Helicopter Parents:
Are you one of them?

Helicopter parents are found everywhere - hovering over their child like a helicopter all the time. They think giving 24/7 attention to their child/ children will result in a confident, secure, happy and bright child but it results in a total opposite. The child ends up becoming too dependent, insecure and emotionally fragile - with a constant worry that he/she will fail without their parents' help.

How do we become a Helicopter?

It is generally one among the two parents that's a helicopter. He/she thinks that he/she is protecting their child from the bad world, teaching them to be successful individuals. In reality, this parent is trying to correct and relive his/her own childhood. Whatever support (physically, financially or emotionally) was missing from their childhood, they want to give it to their child, such that they end up over-doing the whole thing, and being over-protective in so many levels.

Some helicopter parents, on the other hand, may be too good in studies or any extracurricular activities in their childhood and they now want their child to do the same and make them proud, ignoring the fact that the child may or may not have the aptitude or interest for it. This results in an exhausted child who starts to think of himself as a failure.

Helicopter Parents are born with the baby

Helicopter parenting is not something that the parents do all of a sudden. As soon as the baby is born, some parents become over-protected and end up hovering around their baby, ignoring the fact that every baby needs some space to explore and grow.

Signs of Helicopter Parents

Every baby needs to be fed, loved and protected. Helicopter parents think their baby needs more of it!
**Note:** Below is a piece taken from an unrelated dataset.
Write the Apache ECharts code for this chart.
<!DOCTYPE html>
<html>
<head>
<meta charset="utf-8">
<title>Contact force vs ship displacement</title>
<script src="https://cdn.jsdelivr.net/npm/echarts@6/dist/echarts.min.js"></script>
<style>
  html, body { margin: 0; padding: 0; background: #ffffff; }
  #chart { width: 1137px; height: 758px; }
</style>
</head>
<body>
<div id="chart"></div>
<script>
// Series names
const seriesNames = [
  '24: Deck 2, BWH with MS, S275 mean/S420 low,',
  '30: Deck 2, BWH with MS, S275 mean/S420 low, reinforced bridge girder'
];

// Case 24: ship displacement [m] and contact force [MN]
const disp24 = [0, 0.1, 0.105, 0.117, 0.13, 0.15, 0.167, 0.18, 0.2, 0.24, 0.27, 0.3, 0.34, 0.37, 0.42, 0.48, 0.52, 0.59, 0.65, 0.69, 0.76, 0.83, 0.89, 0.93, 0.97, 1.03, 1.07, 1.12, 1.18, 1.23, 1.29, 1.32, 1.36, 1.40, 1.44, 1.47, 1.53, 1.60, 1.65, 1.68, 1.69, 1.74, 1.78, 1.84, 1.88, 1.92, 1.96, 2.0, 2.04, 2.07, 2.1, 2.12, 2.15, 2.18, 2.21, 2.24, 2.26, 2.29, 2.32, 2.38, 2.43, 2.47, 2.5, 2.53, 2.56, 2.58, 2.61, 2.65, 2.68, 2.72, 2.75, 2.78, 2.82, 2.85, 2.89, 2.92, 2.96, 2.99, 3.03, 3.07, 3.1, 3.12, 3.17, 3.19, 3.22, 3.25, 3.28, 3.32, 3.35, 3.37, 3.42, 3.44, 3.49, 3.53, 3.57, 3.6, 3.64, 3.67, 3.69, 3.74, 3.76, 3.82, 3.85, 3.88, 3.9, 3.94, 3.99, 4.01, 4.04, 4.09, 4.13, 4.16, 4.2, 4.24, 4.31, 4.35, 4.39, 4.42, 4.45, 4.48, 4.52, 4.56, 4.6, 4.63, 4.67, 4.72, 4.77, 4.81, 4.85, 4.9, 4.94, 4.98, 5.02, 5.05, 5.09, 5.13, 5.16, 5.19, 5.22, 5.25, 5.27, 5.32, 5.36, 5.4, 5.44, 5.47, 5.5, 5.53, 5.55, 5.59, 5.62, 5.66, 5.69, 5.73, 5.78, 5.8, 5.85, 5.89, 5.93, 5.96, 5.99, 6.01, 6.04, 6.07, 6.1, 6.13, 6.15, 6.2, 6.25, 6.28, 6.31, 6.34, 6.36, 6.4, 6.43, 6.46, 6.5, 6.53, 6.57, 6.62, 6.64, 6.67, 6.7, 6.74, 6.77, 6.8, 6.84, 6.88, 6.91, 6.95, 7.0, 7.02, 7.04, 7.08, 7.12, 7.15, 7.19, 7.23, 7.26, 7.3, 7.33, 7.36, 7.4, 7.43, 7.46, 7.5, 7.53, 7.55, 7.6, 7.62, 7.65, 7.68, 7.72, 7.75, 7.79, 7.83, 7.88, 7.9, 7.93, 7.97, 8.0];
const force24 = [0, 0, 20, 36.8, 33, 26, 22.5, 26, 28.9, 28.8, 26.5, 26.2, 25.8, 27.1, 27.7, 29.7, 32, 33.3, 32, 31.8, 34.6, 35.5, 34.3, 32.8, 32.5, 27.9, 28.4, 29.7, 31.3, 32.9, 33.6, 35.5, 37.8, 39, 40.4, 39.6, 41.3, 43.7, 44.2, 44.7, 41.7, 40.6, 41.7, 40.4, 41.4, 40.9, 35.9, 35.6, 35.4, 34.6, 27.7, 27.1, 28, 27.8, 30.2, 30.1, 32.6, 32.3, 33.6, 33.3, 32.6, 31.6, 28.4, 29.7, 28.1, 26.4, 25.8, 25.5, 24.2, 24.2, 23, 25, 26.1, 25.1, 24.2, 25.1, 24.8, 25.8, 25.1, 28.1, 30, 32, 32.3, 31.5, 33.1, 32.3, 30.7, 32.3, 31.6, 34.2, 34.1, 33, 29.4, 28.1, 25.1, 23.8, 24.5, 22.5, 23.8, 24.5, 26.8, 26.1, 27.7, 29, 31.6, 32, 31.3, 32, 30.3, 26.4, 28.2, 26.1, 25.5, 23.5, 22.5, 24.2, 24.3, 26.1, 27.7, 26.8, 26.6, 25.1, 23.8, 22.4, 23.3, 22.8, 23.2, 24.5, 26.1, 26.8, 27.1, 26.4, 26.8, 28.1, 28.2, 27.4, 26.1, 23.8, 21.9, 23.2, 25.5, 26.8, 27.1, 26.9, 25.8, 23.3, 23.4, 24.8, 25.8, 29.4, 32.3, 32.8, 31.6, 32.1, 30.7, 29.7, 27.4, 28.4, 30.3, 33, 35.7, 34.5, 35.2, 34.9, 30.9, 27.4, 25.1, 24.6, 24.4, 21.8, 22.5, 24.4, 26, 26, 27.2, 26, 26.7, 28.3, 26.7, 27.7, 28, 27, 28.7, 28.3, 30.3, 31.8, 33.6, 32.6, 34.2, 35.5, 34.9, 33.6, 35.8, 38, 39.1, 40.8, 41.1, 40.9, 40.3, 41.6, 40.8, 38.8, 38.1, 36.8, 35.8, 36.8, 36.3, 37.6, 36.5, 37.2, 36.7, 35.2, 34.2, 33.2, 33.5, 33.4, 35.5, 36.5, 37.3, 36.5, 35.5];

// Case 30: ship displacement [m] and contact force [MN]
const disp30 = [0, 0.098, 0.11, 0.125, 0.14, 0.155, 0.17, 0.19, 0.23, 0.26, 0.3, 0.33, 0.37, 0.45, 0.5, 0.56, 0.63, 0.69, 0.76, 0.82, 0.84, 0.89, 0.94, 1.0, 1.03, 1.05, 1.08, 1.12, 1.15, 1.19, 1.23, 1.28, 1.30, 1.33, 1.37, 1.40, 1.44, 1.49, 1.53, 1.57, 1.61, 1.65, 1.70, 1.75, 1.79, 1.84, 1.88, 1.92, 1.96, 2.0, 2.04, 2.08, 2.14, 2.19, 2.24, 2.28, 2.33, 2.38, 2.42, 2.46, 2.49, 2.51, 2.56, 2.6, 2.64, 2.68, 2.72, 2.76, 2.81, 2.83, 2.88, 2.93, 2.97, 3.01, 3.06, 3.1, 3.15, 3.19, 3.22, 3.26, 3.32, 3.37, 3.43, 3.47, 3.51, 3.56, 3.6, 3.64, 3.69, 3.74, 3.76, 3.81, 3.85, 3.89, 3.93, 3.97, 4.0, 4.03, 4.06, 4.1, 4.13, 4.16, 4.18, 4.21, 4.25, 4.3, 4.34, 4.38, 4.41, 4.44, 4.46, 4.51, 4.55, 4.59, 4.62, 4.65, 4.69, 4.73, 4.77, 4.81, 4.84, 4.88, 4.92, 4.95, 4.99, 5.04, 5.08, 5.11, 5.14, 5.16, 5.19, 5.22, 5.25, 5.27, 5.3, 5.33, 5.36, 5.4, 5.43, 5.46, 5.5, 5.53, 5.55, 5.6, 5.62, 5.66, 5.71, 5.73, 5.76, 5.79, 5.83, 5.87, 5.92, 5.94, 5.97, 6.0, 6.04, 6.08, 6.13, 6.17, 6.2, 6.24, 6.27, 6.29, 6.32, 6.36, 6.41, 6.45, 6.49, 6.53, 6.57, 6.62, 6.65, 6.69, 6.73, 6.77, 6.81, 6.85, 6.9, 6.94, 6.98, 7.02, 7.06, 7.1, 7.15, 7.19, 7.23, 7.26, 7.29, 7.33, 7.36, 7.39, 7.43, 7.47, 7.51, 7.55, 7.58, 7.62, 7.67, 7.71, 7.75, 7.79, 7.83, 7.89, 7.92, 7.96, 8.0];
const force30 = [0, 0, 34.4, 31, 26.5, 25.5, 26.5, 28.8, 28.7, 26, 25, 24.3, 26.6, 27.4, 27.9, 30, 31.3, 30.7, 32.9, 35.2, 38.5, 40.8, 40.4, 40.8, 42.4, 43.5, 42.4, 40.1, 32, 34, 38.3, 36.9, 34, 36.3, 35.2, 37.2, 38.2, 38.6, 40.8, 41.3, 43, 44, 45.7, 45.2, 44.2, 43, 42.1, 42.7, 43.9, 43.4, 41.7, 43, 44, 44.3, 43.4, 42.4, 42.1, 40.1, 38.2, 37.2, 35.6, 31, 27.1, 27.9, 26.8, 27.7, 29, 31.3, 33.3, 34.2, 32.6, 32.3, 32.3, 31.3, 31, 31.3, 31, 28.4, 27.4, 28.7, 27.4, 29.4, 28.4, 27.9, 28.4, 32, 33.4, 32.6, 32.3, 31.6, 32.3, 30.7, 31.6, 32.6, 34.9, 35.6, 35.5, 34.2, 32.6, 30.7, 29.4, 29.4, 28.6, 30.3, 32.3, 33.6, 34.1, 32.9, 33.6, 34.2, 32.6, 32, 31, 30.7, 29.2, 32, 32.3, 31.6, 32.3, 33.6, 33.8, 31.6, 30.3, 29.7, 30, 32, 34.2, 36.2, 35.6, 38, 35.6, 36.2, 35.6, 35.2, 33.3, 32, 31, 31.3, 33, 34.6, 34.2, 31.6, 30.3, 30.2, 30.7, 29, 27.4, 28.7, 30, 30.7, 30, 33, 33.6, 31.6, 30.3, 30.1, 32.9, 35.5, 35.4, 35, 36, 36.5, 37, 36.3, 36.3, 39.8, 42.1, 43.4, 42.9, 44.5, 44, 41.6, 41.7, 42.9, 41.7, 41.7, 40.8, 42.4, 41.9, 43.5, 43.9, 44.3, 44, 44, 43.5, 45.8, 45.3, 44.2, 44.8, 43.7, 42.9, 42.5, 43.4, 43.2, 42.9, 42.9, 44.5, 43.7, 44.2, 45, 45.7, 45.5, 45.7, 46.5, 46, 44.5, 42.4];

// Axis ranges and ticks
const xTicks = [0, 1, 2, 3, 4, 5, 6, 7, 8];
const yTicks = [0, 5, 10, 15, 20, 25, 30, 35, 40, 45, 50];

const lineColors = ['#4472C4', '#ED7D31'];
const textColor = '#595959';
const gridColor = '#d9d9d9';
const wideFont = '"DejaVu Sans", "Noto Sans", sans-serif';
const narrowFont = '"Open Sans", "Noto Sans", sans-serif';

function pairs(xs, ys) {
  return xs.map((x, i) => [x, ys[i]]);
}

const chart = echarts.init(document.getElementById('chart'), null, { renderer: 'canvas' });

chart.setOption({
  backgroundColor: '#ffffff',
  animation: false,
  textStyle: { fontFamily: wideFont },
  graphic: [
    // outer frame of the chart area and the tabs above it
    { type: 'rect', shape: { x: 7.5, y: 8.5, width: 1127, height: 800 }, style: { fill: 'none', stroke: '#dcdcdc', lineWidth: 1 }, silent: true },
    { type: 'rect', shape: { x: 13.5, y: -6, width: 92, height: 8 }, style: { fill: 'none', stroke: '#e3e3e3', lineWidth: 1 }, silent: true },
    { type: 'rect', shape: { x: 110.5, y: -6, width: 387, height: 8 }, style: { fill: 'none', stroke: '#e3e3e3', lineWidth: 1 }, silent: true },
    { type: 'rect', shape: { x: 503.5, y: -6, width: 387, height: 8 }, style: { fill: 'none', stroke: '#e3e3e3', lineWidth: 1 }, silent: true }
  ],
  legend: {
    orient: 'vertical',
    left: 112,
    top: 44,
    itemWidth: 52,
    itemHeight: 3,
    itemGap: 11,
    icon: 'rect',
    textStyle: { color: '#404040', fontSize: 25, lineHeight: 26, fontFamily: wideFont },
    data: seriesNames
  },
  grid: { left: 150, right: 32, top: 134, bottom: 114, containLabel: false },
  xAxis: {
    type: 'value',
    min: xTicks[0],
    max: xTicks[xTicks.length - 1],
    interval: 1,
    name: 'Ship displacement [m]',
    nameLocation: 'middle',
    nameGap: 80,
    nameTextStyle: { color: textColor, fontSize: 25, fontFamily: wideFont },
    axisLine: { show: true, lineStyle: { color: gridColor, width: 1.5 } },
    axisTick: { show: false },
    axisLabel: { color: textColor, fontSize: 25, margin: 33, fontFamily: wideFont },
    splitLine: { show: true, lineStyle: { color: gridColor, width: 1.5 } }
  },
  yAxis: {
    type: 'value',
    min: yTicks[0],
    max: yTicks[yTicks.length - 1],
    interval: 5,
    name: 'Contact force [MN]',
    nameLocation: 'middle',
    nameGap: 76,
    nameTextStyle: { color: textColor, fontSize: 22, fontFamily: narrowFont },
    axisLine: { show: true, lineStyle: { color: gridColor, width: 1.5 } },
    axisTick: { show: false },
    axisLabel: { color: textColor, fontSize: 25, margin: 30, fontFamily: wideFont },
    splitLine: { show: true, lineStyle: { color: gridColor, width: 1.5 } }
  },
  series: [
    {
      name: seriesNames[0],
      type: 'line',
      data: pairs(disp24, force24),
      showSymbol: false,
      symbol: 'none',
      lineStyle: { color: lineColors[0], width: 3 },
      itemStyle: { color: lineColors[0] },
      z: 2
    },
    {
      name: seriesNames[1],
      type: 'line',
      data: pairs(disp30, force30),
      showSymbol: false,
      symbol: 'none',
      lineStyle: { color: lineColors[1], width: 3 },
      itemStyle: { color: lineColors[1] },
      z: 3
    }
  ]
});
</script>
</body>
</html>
  • Before the baby starts to cry, they run to hold her in their arms. This results in the baby getting used to the arms instead of the crib. At the end, these parents (mostly mom) will have to carry the baby in one arm and do the household chores from the other.
  • They will keep on stuffing their baby and still think he is not having enough food. 
  • As soon as the baby sneezes, they run to the doctor. They will baby-proof the house but still shadow the baby even if he is sitting on the safest possible spot.
  • When they meet other people, all they focus upon is their baby.
  • If they visit a family or go out, and their child breaks or spills something, they won't reprimand him because, according to them, doing so in public will shatter the little one's self-confidence.
  • In a party, they feel their baby will be the center of attention, and makes sure they do everything to make their baby the talk of the town.
  • They generally feel that the whole world revolves around them and their baby (like they revolve around their little one). Often, they get offended if any parenting help is offered to them.
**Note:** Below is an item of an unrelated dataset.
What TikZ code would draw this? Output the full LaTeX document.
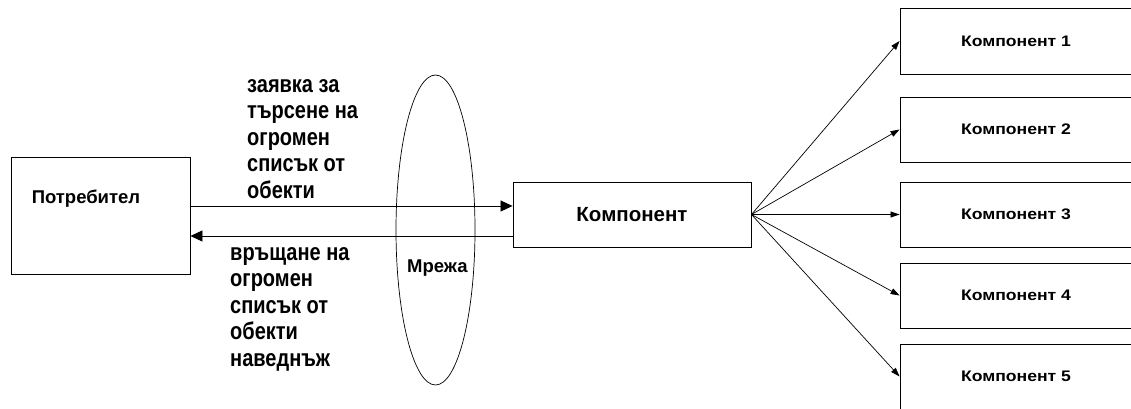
\documentclass[tikz,border=0pt]{standalone}
\usepackage{fontspec}
\setmainfont{Liberation Sans}
\newfontfamily\tallfont[FakeStretch=0.83]{Liberation Sans}
\newfontfamily\widefont[FakeStretch=1.15]{Liberation Sans}
\usetikzlibrary{arrows.meta}
\usetikzlibrary{shapes.geometric}

\begin{document}
\begin{tikzpicture}[x=1pt, y=1pt,
        box/.style={draw, line width=0.9pt, inner sep=0pt},
        lbl/.style={font=\bfseries\fontsize{18.5}{22}\selectfont, inner sep=0pt},
        msg/.style={font=\tallfont\bfseries\fontsize{24.1}{26.5}\selectfont, align=left, inner sep=0pt},
        conn/.style={line width=0.8pt, -{Triangle[length=12pt,width=11pt]}},
        fan/.style={line width=0.7pt, -{Triangle[length=9pt,width=6pt]}}]

        \useasboundingbox (0,0) rectangle (1131,408);
        \clip (0,0) rectangle (1131,408);

        % client and the network between
        \node[box, minimum width=179pt, minimum height=117pt] (user) at (100.5,192.5) {};
        \node[lbl, anchor=west] (userlbl) at ([shift={(21pt,-42pt)}]user.north west) {Потребител};

        \node[draw, ellipse, line width=0.7pt, minimum width=79pt, minimum height=310pt, inner sep=0pt] (net) at (435.5,178) {};
        \node[lbl, anchor=west] (netlbl) at (407,140) {Мрежа};

        \node[box, minimum width=238pt, minimum height=65pt, font=\bfseries\fontsize{20.5}{24}\selectfont] (comp) at (632,193.5) {Компонент\hspace{12pt}};

        \draw[conn] ([yshift=9.5pt]user.east) -- ([yshift=8.5pt]comp.west);
        \draw[conn] ([yshift=-21.5pt]comp.west) -- ([yshift=-20.5pt]user.east);

        \node[msg, anchor=north west] (req) at (247,329) {заявка за\\търсене на\\огромен\\списък от\\обекти};
        \node[msg, anchor=north west] (resp) at (230,161) {връщане на\\огромен\\списък от\\обекти\\наведнъж};

        % the five sub-components
        \foreach \i/\y/\h in {1/367/66, 2/278.5/65, 3/193.5/65, 4/112.5/65, 5/31.5/65} {
            \node[box, minimum width=232pt, minimum height=\h pt, font=\widefont\bfseries\fontsize{15.3}{18}\selectfont] (c\i) at (1016,\y) {Компонент \i};
            \draw[fan] (comp.east) -- (c\i.west);
        }
    \end{tikzpicture}
\end{document}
How to avoid being a Helicopter?

  1. Show unconditional love without being over-protective: One of the most important advice for parents would be to show unconditional love while still setting goals for him/ her. If you show your child that you love him even if he fails to do something, he will gain confidence to try to please you more. If he cannot use the straw or eat anything without creating a mess, may be he still needs some time to learn. You, giving him an alternate approach, will only stop him from learning.
  2. Your baby is your center of attention, not the world's: If your baby's umbilical stump sheds off, or he was circumcised, or she said her first word, or stood unsupported, you can share these happy moments with your friends and family, and then move on. Do not keep on bragging about those for hours. 
  3. It's okay to show your weak side: For a child, his mom is a super-mom and dad a super-dad; but super-heroes can have bad days too. Your child needs to know that you can also spill a glass of milk on the table, be unsuccessful at something or be sad about something. The real thing is, how you try to avoid the same and make a comeback. This gives your child a way to learn that even if he fails to do something, he will be okay, just like you were, and can try again to be better at it. 
  4. Know the art of balancing: Don't be too strict on your child, but don't be too lenient either. Praise him on the effort he made, and not on the outcome. Yelling and punishing your child will make him think about your behavior more than his own. On the other hand, ignoring his misbehavior will result in the child doing it again, and more often.
  5. Stop hovering: If your baby is crying for no reason (click here to know if it's Colic), let him come out of that phase on his own. If he is trying to eat noodles, give him some time to try. If he is trying his luck with colors or crayons, let him see his own creative side. If he is properly fed and in a safe environment, give him space. He will utter his first words and you will hear them - standing on his head all the time won't help much in his vocabulary.

There is a fine line between attachment parenting and being helicopter parents. You can support and connect with your baby in so many ways like kangaroo care, co-sleeping and/or doing DIY work together. So, if you are looking for the most successful parenting hacks, avoid being one of the helicopter parents. Giving your kid space will grow confidence in him/her. After all, who doesn't want a happy, independent and confident child?